▶ **DATA SHOWN**:
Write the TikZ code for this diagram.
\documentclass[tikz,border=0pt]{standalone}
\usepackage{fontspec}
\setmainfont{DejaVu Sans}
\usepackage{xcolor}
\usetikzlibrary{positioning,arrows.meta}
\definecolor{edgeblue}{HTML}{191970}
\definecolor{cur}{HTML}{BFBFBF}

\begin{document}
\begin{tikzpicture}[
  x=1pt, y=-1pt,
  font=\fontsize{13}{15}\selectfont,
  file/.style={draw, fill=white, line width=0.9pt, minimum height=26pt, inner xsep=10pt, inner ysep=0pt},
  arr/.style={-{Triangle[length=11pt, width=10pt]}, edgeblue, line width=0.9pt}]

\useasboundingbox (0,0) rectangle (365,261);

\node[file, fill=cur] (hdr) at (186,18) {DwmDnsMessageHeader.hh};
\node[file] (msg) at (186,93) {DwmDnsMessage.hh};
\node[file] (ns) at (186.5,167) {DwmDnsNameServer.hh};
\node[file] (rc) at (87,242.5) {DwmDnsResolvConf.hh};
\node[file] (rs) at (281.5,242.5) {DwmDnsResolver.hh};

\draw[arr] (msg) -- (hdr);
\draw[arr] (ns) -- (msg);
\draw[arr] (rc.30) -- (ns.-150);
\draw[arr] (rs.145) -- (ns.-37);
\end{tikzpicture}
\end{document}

▶ **EXERCISE**: Extract all of the data above without altering anything.

▶ **EXERCISE SOLUTION**:
Write the TikZ code for this diagram.
\documentclass[tikz,border=0pt]{standalone}
\usepackage{fontspec}
\setmainfont{DejaVu Sans}
\usepackage{xcolor}
\usetikzlibrary{positioning,arrows.meta}
\definecolor{edgeblue}{HTML}{191970}
\definecolor{cur}{HTML}{BFBFBF}

\begin{document}
\begin{tikzpicture}[
  x=1pt, y=-1pt,
  font=\fontsize{13}{15}\selectfont,
  file/.style={draw, fill=white, line width=0.9pt, minimum height=26pt, inner xsep=10pt, inner ysep=0pt},
  arr/.style={-{Triangle[length=11pt, width=10pt]}, edgeblue, line width=0.9pt}]

\useasboundingbox (0,0) rectangle (365,261);

\node[file, fill=cur] (hdr) at (186,18) {DwmDnsMessageHeader.hh};
\node[file] (msg) at (186,93) {DwmDnsMessage.hh};
\node[file] (ns) at (186.5,167) {DwmDnsNameServer.hh};
\node[file] (rc) at (87,242.5) {DwmDnsResolvConf.hh};
\node[file] (rs) at (281.5,242.5) {DwmDnsResolver.hh};

\draw[arr] (msg) -- (hdr);
\draw[arr] (ns) -- (msg);
\draw[arr] (rc.30) -- (ns.-150);
\draw[arr] (rs.145) -- (ns.-37);
\end{tikzpicture}
\end{document}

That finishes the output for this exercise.